Retention Management - A key role for HR

In an ever changing business world the retention of staff is one of the greatest challenges facing today’s HR Managers. In this paper we assess the key factors affecting retention and the tools HR Managers can deploy to ensure their business retains valuable staff.

HR and the Time Dimension

Most of us would agree that today’s environment is considerably more complex than that which pertained in the '80s and '90s. Legislation, technology, scarce skills, competition and discontinuity mean that the job of the HR Manager is at best a tricky one!

Moreover, most HR functions have been downsized and are left with little or no administrative support. Centralised services have taken away admin assistants and with the plethora of things to be done, some things have just got to go. We can’t carry on trying to provide the same level of service to all employees.

It is not just HR that is in this situation. Line Managers have been delayered and downsized, and have a considerably greater workload than before. Most organisations are installing one new system or another, and with the day job to do as well, it means that many Line Managers simply don't have time for new or existing HR initiatives (however well conceived). If we could save them some time by eliminating some of the existing HR bureaucracy we’d be heroes.

In times of rapid change, things that take a long time to introduce, sometimes finish up solving yesterday’s problem. Many organisational issues and problems need a rapid response and by the time you have implemented some HR solutions, the solution is out of date.

It is in this context that HR has to recognise the difference between the important and the urgent. This is not often as straightforward as it sounds as HR’s work is conditioned by history and previous expectations.

If we can't provide a first class service to everybody (and with time constraints we can't) do we spend our energy and efforts on the good people, the average people or the less good? In my opinion, the best business return comes from spending time with the best. It is easier to make someone who is good even better, rather than improve someone who is less good.

Thus, in establishing HR's agenda and its priorities, one of the critical roles for HR in today's environment must be to help keep, develop and motivate the good people with scarce skills. This, of course, means knowing who they are and making sure that sufficient time and attention is spent with them.

HR Tools

Many of these were invented when time was much more available than it is today. Competency frameworks only work well if they are fit for purpose and sufficiently precise to determine the difference between good and bad performers. Yet how many HR functions have the resources of both time and money to actively identify the correct competencies required today and tomorrow, the differences between functions and departments, and then train busy managers how to measure 'people against them'.

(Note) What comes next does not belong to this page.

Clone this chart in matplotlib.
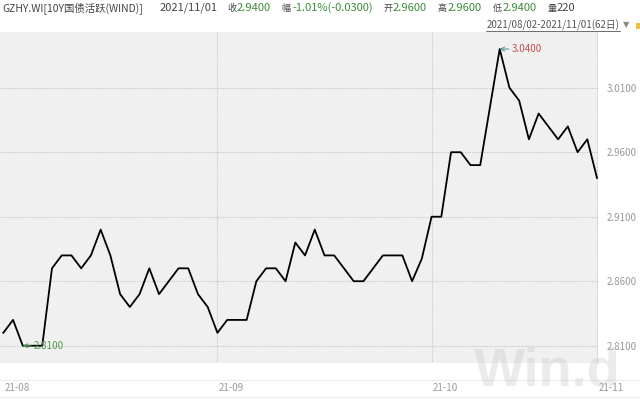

Similarly, is it feasible for a busy Line Manager to conduct 15 two hour appraisals when he's got SAP to implement and also service his customers.

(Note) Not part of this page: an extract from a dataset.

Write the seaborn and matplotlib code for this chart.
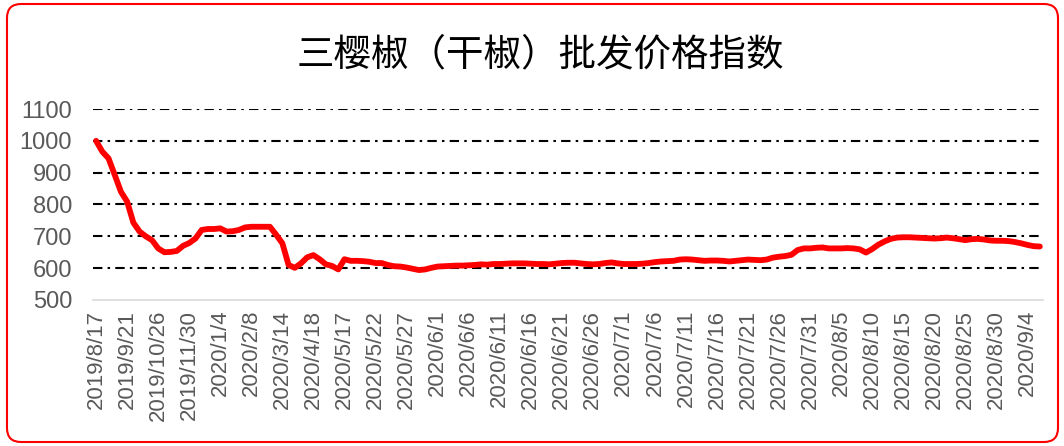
import matplotlib
matplotlib.use("Agg")
import matplotlib.pyplot as plt
import seaborn as sns
import pandas as pd
from matplotlib.patches import FancyBboxPatch

title = "三樱椒（干椒）批发价格指数"

tick_labels = ["2019/8/17", "2019/9/21", "2019/10/26", "2019/11/30", "2020/1/4",
               "2020/2/8", "2020/3/14", "2020/4/18", "2020/5/17", "2020/5/22",
               "2020/5/27", "2020/6/1", "2020/6/6", "2020/6/11", "2020/6/16",
               "2020/6/21", "2020/6/26", "2020/7/1", "2020/7/6", "2020/7/11",
               "2020/7/16", "2020/7/21", "2020/7/26", "2020/7/31", "2020/8/5",
               "2020/8/10", "2020/8/15", "2020/8/20", "2020/8/25", "2020/8/30",
               "2020/9/4"]

values = [1000, 966, 945, 893, 840, 809, 743, 715, 700, 688,
          662, 650, 651, 654, 670, 679, 693, 720, 723, 723,
          725, 715, 716, 720, 728, 730, 730, 730, 730, 705,
          678, 610, 601, 615, 634, 641, 628, 612, 607, 596,
          628, 623, 623, 622, 620, 616, 616, 610, 606, 605,
          602, 598, 594, 596, 601, 605, 606, 607, 608, 608,
          609, 610, 612, 611, 613, 613, 614, 615, 615, 615,
          614, 613, 613, 612, 614, 616, 617, 617, 615, 613,
          612, 613, 616, 618, 615, 613, 613, 613, 614, 616,
          619, 621, 622, 623, 627, 628, 627, 625, 623, 624,
          624, 623, 621, 623, 625, 627, 626, 625, 627, 633,
          636, 638, 642, 657, 662, 662, 664, 665, 662, 662,
          662, 663, 662, 659, 649, 660, 674, 684, 692, 696,
          697, 697, 696, 695, 694, 693, 694, 696, 694, 691,
          688, 691, 692, 690, 687, 686, 686, 685, 682, 678,
          673, 669, 668]

label_step = 5
y_ticks = [500, 600, 700, 800, 900, 1000, 1100]

df = pd.DataFrame({"idx": range(len(values)), "value": values})

sns.set_style("white")
plt.rcParams["font.family"] = ["Liberation Sans", "Noto Sans CJK SC", "DejaVu Sans"]

fig = plt.figure(figsize=(10.64, 4.46), dpi=100)
ax = fig.add_axes([0.0874, 0.3274, 0.8928, 0.4282])

for yv in y_ticks[1:]:
    ax.axhline(yv, color="black", lw=1.5, linestyle=(0, (4.5, 2.5, 1.2, 2.5)), zorder=1)

sns.lineplot(data=df, x="idx", y="value", ax=ax, color="#ff0000", lw=4.2, zorder=3)

ax.set_xlim(-0.5, len(values) - 0.5)
ax.set_ylim(500, 1100)
ax.set_yticks(y_ticks)
ax.set_yticklabels([str(v) for v in y_ticks])
ax.set_xticks(list(range(0, len(values), label_step))[:len(tick_labels)])
ax.set_xticklabels(tick_labels, rotation=90)
ax.set_xticks([i + 0.5 for i in range(-1, len(values))], minor=True)
ax.set_xlabel("")
ax.set_ylabel("")

ax.tick_params(axis="y", length=0, labelsize=17, labelcolor="#595959", pad=15)
ax.tick_params(axis="x", which="major", length=0, labelsize=16, labelcolor="#595959", pad=7)
ax.tick_params(axis="x", which="minor", length=5, width=1, color="#d9d9d9", direction="out")

for s in ["left", "top", "right"]:
    ax.spines[s].set_visible(False)
ax.spines["bottom"].set_color("#d9d9d9")
ax.spines["bottom"].set_linewidth(1.2)

fig.text(0.508, 0.877, title, ha="center", va="center", fontsize=27,
         family=["Noto Sans CJK SC", "DejaVu Sans"], color="black")

border = FancyBboxPatch((0.07, 0.04), 10.51, 4.38,
                        boxstyle="round,pad=0,rounding_size=0.14",
                        transform=fig.dpi_scale_trans, fill=False,
                        edgecolor="#ff0000", linewidth=1.5)
fig.patches.append(border)

fig.savefig("out.png", dpi=100)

Development centres sometimes take 3 days to tell us what we already know.

Hay job evaluation was a good product for the '60s and '70s when it was a good example of a tool designed for the rigid organisations that then existed, but is not appropriate for the flexible environment of the 21st century.

And so on and so on!

The question really is not whether these products are any good but whether the output is worth the time and effort spent. Moreover should we be spending less time on these "one size fits all" techniques, or should we be making sure that we get as close as we can to the key people in our organisation, and get to understand their needs and wants.

So having attacked most of HR's sacred cows …what do we need to do?

A key component of HR's role is to manage the talent! To do this you have to define knowledge and skill sets for each major functions, key performance criteria, rate people against both dimensions and ensure that effective management processes are in place for different categories of employee. They will not be the same solutions.

This is probably a process done in conjunction with management teams, and used to define the annual people planning process. It need not be surrounded by HR jargon but HR has a key role in driving and facilitating the meetings.

At Risk List

The "at risk list", is simply a device for ensuring that each organisation knows those employees who are at risk i.e. if the organisation lost them it would be significantly disadvantaged; and then does eveything possible to keep them. Social science (Finegold and Mohrman) indicate that the key retention variables are to do with:

  • A clear and compelling strategy;
  • An innovative environment low in bureaucracy;
  • Challenging work assignments that allow employees to grow their capabilities;
  • Rewards based at least in part on how the organisation performs.

Whatever dimensions you include should be relevant and particular to the group under discussion.

HR has a role to ensure that each of those individuals on the list gets an annual employment check-up just in the way that they would receive an annual health check or financial advice.  

Succession Planning

Time does not permit us to conduct succession planning for all employees, so we have to ensure that we plan for succession for the critical few. Succession planning in today’s context must be different from that which took place in previous years. We now have to make sure that we have got plans in place to replace critical employees.

Summary

We need a methodology for identifying those individuals we want to keep, we have to think of the ways of keeping them and we have to develop succession plans, as belt and braces.